- Genre: Drama
- Created by: James Steven Sadwith
- Starring: Robert Urich; Dalton James;
- Country of origin: United States
- Original language: English
- No. of seasons: 1
- No. of episodes: 12 (2 unaired) (list of episodes)

Production
- Executive producers: Michael Apted; Robert O'Connor;
- Running time: 60 minutes
- Production companies: Finnegan/Pinchuk Productions; Lorimar Television; Osiris Films; Sadwith Productions;

Original release
- Network: ABC
- Release: September 14, 1992 – July 15, 1993

= Crossroads (1992 TV series) =

American drama television series

Crossroads is an American drama television series created by James Steven Sadwith that aired on ABC from September 14, 1992, to July 15, 1993.

==Premise==
A district attorney from Manhattan and his rebellious son travel around America on a motorcycle.

==Cast==
- Robert Urich as Johnny Hawkins
- Dalton James as Dylan Hawkins
- Georgia Allen as Judge Green (pilot)

==Episodes==

| No. | Title | Directed by | Written by | Original release date |
| 1 | "Pilot" | Unknown | James Steven Sadwith | September 14, 1992 |
Johnny and Dylan meet a farmer who has been building a boat in his barn.
| 2 | "Amanda" | Unknown | Unknown | September 26, 1992 |
A woman in a ranching community provides refuge for wolves.
| 3 | "Song of the Open Road" | Jonathan Sanger | Paul Brown | October 3, 1992 |
Johnny and Dylan meet a member of a religious sect.
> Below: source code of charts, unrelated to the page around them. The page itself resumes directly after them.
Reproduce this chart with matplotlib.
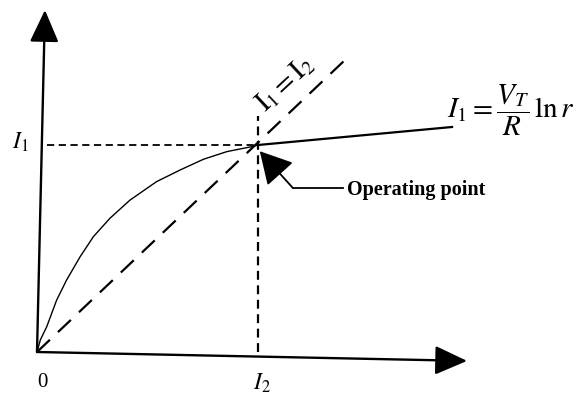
import matplotlib
matplotlib.use("Agg")
import matplotlib.pyplot as plt

plt.rcParams['mathtext.fontset'] = 'stix'
plt.rcParams['font.family'] = ['Liberation Serif', 'DejaVu Serif']

# ---- data (units: I2 = 1 on x, I1 = 1 on y) ----
curve_x = [0.0, 0.015, 0.044, 0.089, 0.134, 0.195, 0.255, 0.330, 0.421, 0.541,
           0.647, 0.753, 0.859, 0.934, 0.972, 1.0]
curve_y = [0.0, 0.058, 0.122, 0.251, 0.348, 0.460, 0.557, 0.646, 0.734, 0.823,
           0.879, 0.931, 0.968, 0.984, 0.992, 1.0]
load_line_x = [1.0, 1.878]
load_line_y = [1.0, 1.087]
diag_x = [0.0, 1.394]
diag_y = [0.0, 1.411]
op_x, op_y = 1.0, 1.0
yaxis_end = (0.036, 1.652)
xaxis_end = (1.946, -0.043)
vert_top = 1.14
horiz_left = 0.045

label_I1 = r'$I_1$'
label_I2 = r'$I_2$'
label_zero = '0'
label_diag = r'$\mathrm{I}_1 = \mathrm{I}_2$'
label_eq = r'$I_1 = \dfrac{V_T}{R}\,\ln r$'
label_op = 'Operating point'

fig = plt.figure(figsize=(5.78, 3.95), dpi=100)
ax = fig.add_axes([0, 0, 1, 1])
ax.set_xlim(-37 / 221, (578 - 37) / 221)
ax.set_ylim((352 - 395) / 207, 352 / 207)
ax.axis('off')

# axes with arrows
for end in (yaxis_end, xaxis_end):
    ax.annotate('', xy=end, xytext=(0, 0),
                arrowprops=dict(arrowstyle='-|>,head_length=1.0,head_width=0.45',
                                mutation_scale=20, lw=1.7, color='black',
                                shrinkA=0, shrinkB=0))

# curve and load line
ax.plot(curve_x, curve_y, color='black', lw=1.0, solid_capstyle='round',
        solid_joinstyle='round')
ax.plot(load_line_x, load_line_y, color='black', lw=1.6)

# dashed diagonal I1 = I2
ax.plot(diag_x, diag_y, color='black', lw=1.6, dashes=(8, 5))

# dotted guides
ax.plot([horiz_left, op_x], [op_y, op_y], color='black', lw=1.3, dashes=(4, 2.5))
ax.plot([op_x, op_x], [0, vert_top], color='black', lw=1.6, dashes=(4, 2.5))

# operating point pointer
ax.plot([1.385, 1.158], [0.792, 0.792], color='black', lw=1.3)
ax.annotate('', xy=(1.008, 0.97), xytext=(1.158, 0.792),
            arrowprops=dict(arrowstyle='-|>,head_length=1.0,head_width=0.55',
                            mutation_scale=20, lw=1.3, color='black',
                            shrinkA=0, shrinkB=0))

# labels
ax.text(-0.077, 1.014, label_I1, fontsize=17, ha='center', va='center')
ax.text(0.023, -0.17, label_zero, fontsize=15, ha='center', va='baseline')
ax.text(1.018, -0.150, label_I2, fontsize=17, ha='center', va='center')
ax.text(1.125, 1.295, label_diag, fontsize=20, ha='center', va='center', rotation=43)
ax.text(1.855, 1.169, label_eq, fontsize=21, ha='left', va='center')
ax.text(1.403, 0.783, label_op, fontsize=14.5, fontweight='bold', ha='left', va='center')

fig.savefig('out.png', dpi=100)
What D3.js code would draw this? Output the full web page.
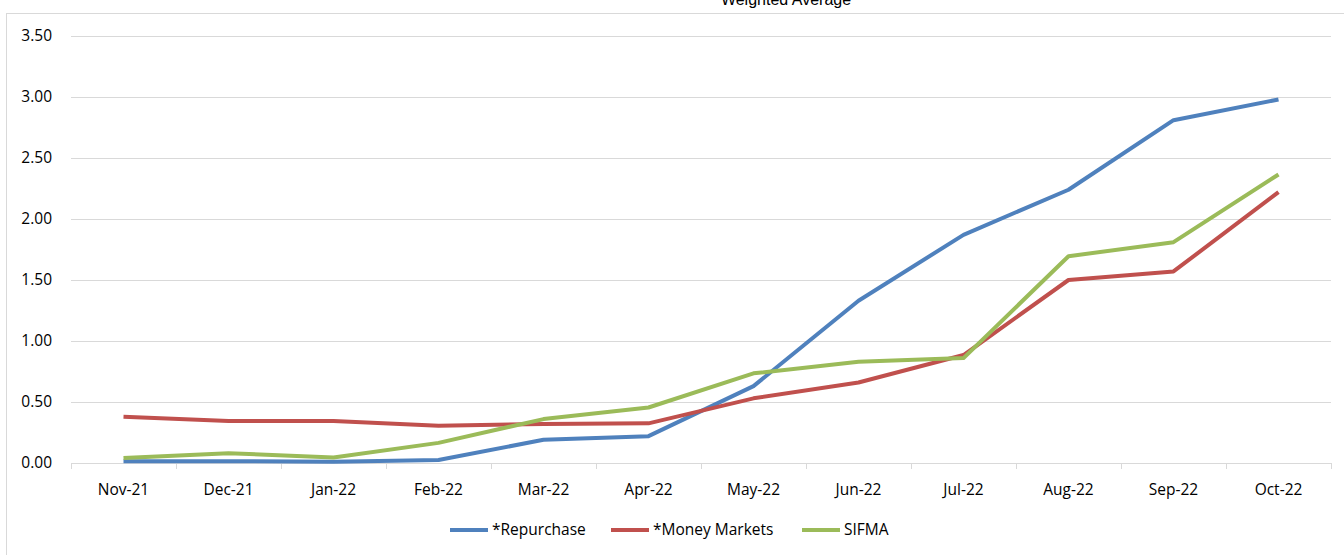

Johnny has to decide if he wants to run for office.
| 4 | "Miles Away from Home" | Unknown | Unknown | October 10, 1992 |
The duo meets a country singer.
| 5 | "Freedom of the Road" | Unknown | Unknown | October 31, 1992 |
Johnny and Dylan meets a Lakota tribesman who is wanted by the FBI.
| 6 | "Survival" | Unknown | Unknown | June 10, 1993 |
An ex-con with a vendetta stalks Johnny and Dylan into the wilderness.
| 7 | "The Harvest" | Unknown | Unknown | June 17, 1993 |
Johnny and Dylan gets a job on a farm.
| 8 | "The Nickel Curve" | Unknown | Unknown | July 1, 1993 |
Johnny's nephew is in a car accident while intoxicated.
| 9 | "Paradise Found" | Unknown | Unknown | July 8, 1993 |
Johnny reunites with his first love.
| 10 | "Cattle Drive" | Unknown | Unknown | July 15, 1993 |
Johnny and Dylan ride with a cowboy.